Leadership economica
Ma sia anche morale

A distanza di pochi mesi torna d’attualità il tema del lavoro nero nel distretto bergamasco della gomma. Come nei casi precedenti si tratta di episodi isolati, causati da imprenditori spericolati che vogliono fare margine sulla pelle dei lavoratori migranti. In realtà personaggi così non appartengono affatto alla categoria degli «imprenditori» ma a quella degli sfruttatori, che è ben altra cosa. Certo, sentire parlare di lavoro nero in un territorio che ha trainato la ripresa del lavoro vero come Bergamo fa un po’ specie.

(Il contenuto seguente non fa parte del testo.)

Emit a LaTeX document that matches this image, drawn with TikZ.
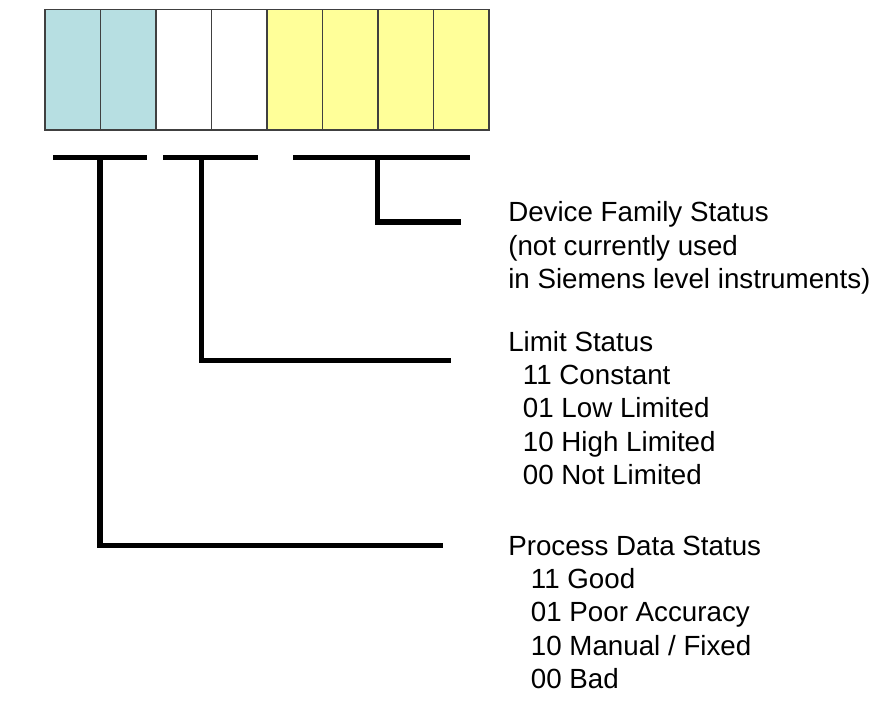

Secondo i dati resi noti poche settimane fa dall’Osservatorio sulle imprese della Camera di Commercio, gli occupati in provincia di Bergamo sono aumentati di 7.737 rispetto allo stesso periodo dello scorso anno, con una variazione positiva del 2,1 per cento.

Sono il risultato di una capacità competitiva del territorio che ha fatto registrare una crescita superiore non solo alla media nazionale ma anche a quella regionale, con un più 2,3 per cento anno su anno. Così il tasso di disoccupazione nella Bergamasca nel primo semestre è sceso al 4,4% secondo l’ultima elaborazione camerale. Insomma, c’è una distanza difficile da spiegare tra questi dati che raccontano di un’economia sana, di un’imprenditoria capace di guadagnare quote nella competizione internazionale, e le notizie di contesti lavorativi immersi nell’illegalità.

Il fatto che questi episodi riguardino situazioni marginali non esenta dal prenderli in seria considerazione. Ci si deve chiedere perché questo accade e perché non ci sia sufficiente controllo da parte di una filiera come quella della gomma che ha fatto la fortuna del distretto del Sebino. Sono una trentina di chilometri quadrati per una decina di Comuni, tra i quali c’è Credaro dove ieri la Guardia di finanza ha scoperto nove operatori del tutto in nero, che lavoravano nelle rispettive abitazioni di Adrara San Rocco, Villongo e Castelli Calepio, pagati, a quanto pare, cinquanta centesimi all’ora. È un distretto che fattura circa due miliardi all’anno, grazie alle guarnizioni, il prodotto storico di cui questo territorio ha una leadership globale. È una filiera capace di spingere in termini di ricerca e innovazione, e che si trova all’avanguardia nella lavorazione dei polimeri con forniture che vanno dall’edilizia all’automotive, fino all’agricoltura e alla distribuzione alimentare.

Quello del lavoro nero è un fenomeno difficile da estirpare in Italia come dimostrano i dati resi noti settimana scorsa dall’Ispettorato nazionale del Lavoro: su poco più di 150 mila aziende controllate sono stati riscontrati 95.006 illeciti e sono stati scoperti 43.792 lavoratori in nero. «Come se fossero totalmente sconosciuti all’amministrazione pubblica», ha commentato il capo dell’Ispettorato Paolo Pennesi, «gli abitanti di una media città».

Il lavoro nero è una questione nazionale che purtroppo non risparmia nessun territorio. Ed è un’emergenza che può trovare paradossalmente nuovo ossigeno proprio dalla ripresa economica. La ripartenza dei consumi, ad esempio, ha messo sotto stress il sistema della logistica anche di grandi marchi che finiscono con il ricorrere al sistema opaco delle false cooperative, in grado di fornire manodopera con costi del lavoro del 30 o 40 per cento inferiori a quelli del mercato. Di fronte a questa situazione tocca proprio a territori che hanno una profonda cultura del lavoro come quello bergamasco dare segnali forti di discontinuità: a partire dal far luce su tutte le responsabilità attorno ad episodi intollerabili come quelli rivelati dalla Guardia di finanza. La leadership economica chiede anche una uguale leadership morale.